● THE REQUEST
Set down the data below without change, skipping the pictures it holds.

● DATA SEGMENT

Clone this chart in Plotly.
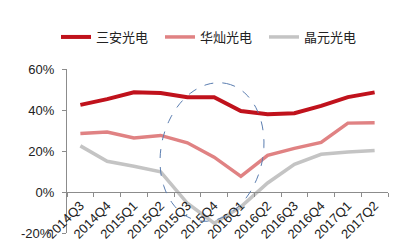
import numpy as np
import plotly.graph_objects as go

quarters = ["2014Q3", "2014Q4", "2015Q1", "2015Q2", "2015Q3", "2015Q4",
            "2016Q1", "2016Q2", "2016Q3", "2016Q4", "2017Q1", "2017Q2"]
sanan = [42.5, 45.3, 48.6, 48.3, 46.2, 46.2, 39.5, 37.9, 38.4, 42.0, 46.3, 48.6]
huacan = [28.5, 29.3, 26.3, 27.6, 24.0, 17.0, 7.6, 17.9, 21.3, 24.2, 33.6, 33.8]
jingyuan = [22.5, 15.0, 12.6, 9.8, -5.5, -15.2, -7.2, 4.4, 13.5, 18.4, 19.5, 20.2]
tick_vals = [-20, 0, 20, 40, 60]
tick_text = ["-20%", "0%", "20%", "40%", "60%"]

fig = go.Figure()
series = [("三安光电", sanan, "#c0121c", 4),
          ("华灿光电", huacan, "#e08283", 3.5),
          ("晶元光电", jingyuan, "#c4c4c4", 3.5)]
for name, vals, col, w in series:
    fig.add_trace(go.Scatter(x=quarters, y=vals, name=name, mode="lines",
                             line=dict(color=col, width=w)))

# dashed ellipse highlight (built in pixel space, converted to data units)
L, R, T, B = 67, 388, 69, 233
ncat = len(quarters)
pxu = (R - L) / ncat
pyu = (B - T) / 80.0
cx, cy, a, b, t = 212, 152, 70, 51, np.radians(12)
th = np.linspace(0, 2 * np.pi, 80)
ux, uy = np.sin(t), -np.cos(t)
vx, vy = np.cos(t), np.sin(t)
px = cx + a * np.cos(th) * ux + b * np.sin(th) * vx
py = cy + a * np.cos(th) * uy + b * np.sin(th) * vy
xd = (px - L) / pxu - 0.5
yd = 60 - (py - T) / pyu
path = "M " + " L ".join(f"{x:.3f},{y:.3f}" for x, y in zip(xd, yd)) + " Z"
fig.add_shape(type="path", path=path, xref="x", yref="y",
              line=dict(color="#5a7db0", width=1, dash="dash"))

# bottom y tick label (plotly hides it where the free x axis crosses)
fig.add_annotation(text=tick_text[0], x=0, xref="paper", y=tick_vals[0], yref="y",
                   xanchor="right", yanchor="middle", xshift=-13, showarrow=False,
                   font=dict(family="Liberation Sans, Arial", size=13, color="#222"))

fig.update_layout(
    width=404, height=240,
    margin=dict(l=L, r=404 - R, t=T, b=240 - B, autoexpand=False),
    paper_bgcolor="white", plot_bgcolor="white",
    font=dict(family="Liberation Sans, Arial", size=13, color="#222"),
    showlegend=True,
    legend=dict(orientation="h", x=(56 - L) / (R - L), xanchor="left",
                y=(B - 37) / (B - T), yanchor="middle",
                font=dict(family="Noto Sans CJK SC", size=13, color="#222"),
                itemwidth=30, entrywidth=59, entrywidthmode="pixels",
                tracegroupgap=0, bgcolor="rgba(0,0,0,0)"),
    xaxis=dict(type="category", anchor="free", position=0.25,
               showline=True, linecolor="#8c8c8c", linewidth=1,
               ticks="outside", ticklen=4, tickcolor="#8c8c8c", tickson="boundaries",
               tickangle=-45, tickfont=dict(size=13, color="#222"),
               showgrid=False, zeroline=False, range=[-0.5, ncat - 0.5]),
    yaxis=dict(range=[-20, 60], tickvals=tick_vals, ticktext=tick_text,
               showline=True, linecolor="#8c8c8c", linewidth=1,
               ticks="outside", ticklen=4, tickcolor="#8c8c8c", ticklabelstandoff=5,
               showgrid=False, zeroline=False, tickfont=dict(size=13, color="#222")),
)
fig.write_html("out.html")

● RESULT FOR THIS TASK
Clone this chart in Plotly.
import numpy as np
import plotly.graph_objects as go

quarters = ["2014Q3", "2014Q4", "2015Q1", "2015Q2", "2015Q3", "2015Q4",
            "2016Q1", "2016Q2", "2016Q3", "2016Q4", "2017Q1", "2017Q2"]
sanan = [42.5, 45.3, 48.6, 48.3, 46.2, 46.2, 39.5, 37.9, 38.4, 42.0, 46.3, 48.6]
huacan = [28.5, 29.3, 26.3, 27.6, 24.0, 17.0, 7.6, 17.9, 21.3, 24.2, 33.6, 33.8]
jingyuan = [22.5, 15.0, 12.6, 9.8, -5.5, -15.2, -7.2, 4.4, 13.5, 18.4, 19.5, 20.2]
tick_vals = [-20, 0, 20, 40, 60]
tick_text = ["-20%", "0%", "20%", "40%", "60%"]

fig = go.Figure()
series = [("三安光电", sanan, "#c0121c", 4),
          ("华灿光电", huacan, "#e08283", 3.5),
          ("晶元光电", jingyuan, "#c4c4c4", 3.5)]
for name, vals, col, w in series:
    fig.add_trace(go.Scatter(x=quarters, y=vals, name=name, mode="lines",
                             line=dict(color=col, width=w)))

# dashed ellipse highlight (built in pixel space, converted to data units)
L, R, T, B = 67, 388, 69, 233
ncat = len(quarters)
pxu = (R - L) / ncat
pyu = (B - T) / 80.0
cx, cy, a, b, t = 212, 152, 70, 51, np.radians(12)
th = np.linspace(0, 2 * np.pi, 80)
ux, uy = np.sin(t), -np.cos(t)
vx, vy = np.cos(t), np.sin(t)
px = cx + a * np.cos(th) * ux + b * np.sin(th) * vx
py = cy + a * np.cos(th) * uy + b * np.sin(th) * vy
xd = (px - L) / pxu - 0.5
yd = 60 - (py - T) / pyu
path = "M " + " L ".join(f"{x:.3f},{y:.3f}" for x, y in zip(xd, yd)) + " Z"
fig.add_shape(type="path", path=path, xref="x", yref="y",
              line=dict(color="#5a7db0", width=1, dash="dash"))

# bottom y tick label (plotly hides it where the free x axis crosses)
fig.add_annotation(text=tick_text[0], x=0, xref="paper", y=tick_vals[0], yref="y",
                   xanchor="right", yanchor="middle", xshift=-13, showarrow=False,
                   font=dict(family="Liberation Sans, Arial", size=13, color="#222"))

fig.update_layout(
    width=404, height=240,
    margin=dict(l=L, r=404 - R, t=T, b=240 - B, autoexpand=False),
    paper_bgcolor="white", plot_bgcolor="white",
    font=dict(family="Liberation Sans, Arial", size=13, color="#222"),
    showlegend=True,
    legend=dict(orientation="h", x=(56 - L) / (R - L), xanchor="left",
                y=(B - 37) / (B - T), yanchor="middle",
                font=dict(family="Noto Sans CJK SC", size=13, color="#222"),
                itemwidth=30, entrywidth=59, entrywidthmode="pixels",
                tracegroupgap=0, bgcolor="rgba(0,0,0,0)"),
    xaxis=dict(type="category", anchor="free", position=0.25,
               showline=True, linecolor="#8c8c8c", linewidth=1,
               ticks="outside", ticklen=4, tickcolor="#8c8c8c", tickson="boundaries",
               tickangle=-45, tickfont=dict(size=13, color="#222"),
               showgrid=False, zeroline=False, range=[-0.5, ncat - 0.5]),
    yaxis=dict(range=[-20, 60], tickvals=tick_vals, ticktext=tick_text,
               showline=True, linecolor="#8c8c8c", linewidth=1,
               ticks="outside", ticklen=4, tickcolor="#8c8c8c", ticklabelstandoff=5,
               showgrid=False, zeroline=False, tickfont=dict(size=13, color="#222")),
)
fig.write_html("out.html")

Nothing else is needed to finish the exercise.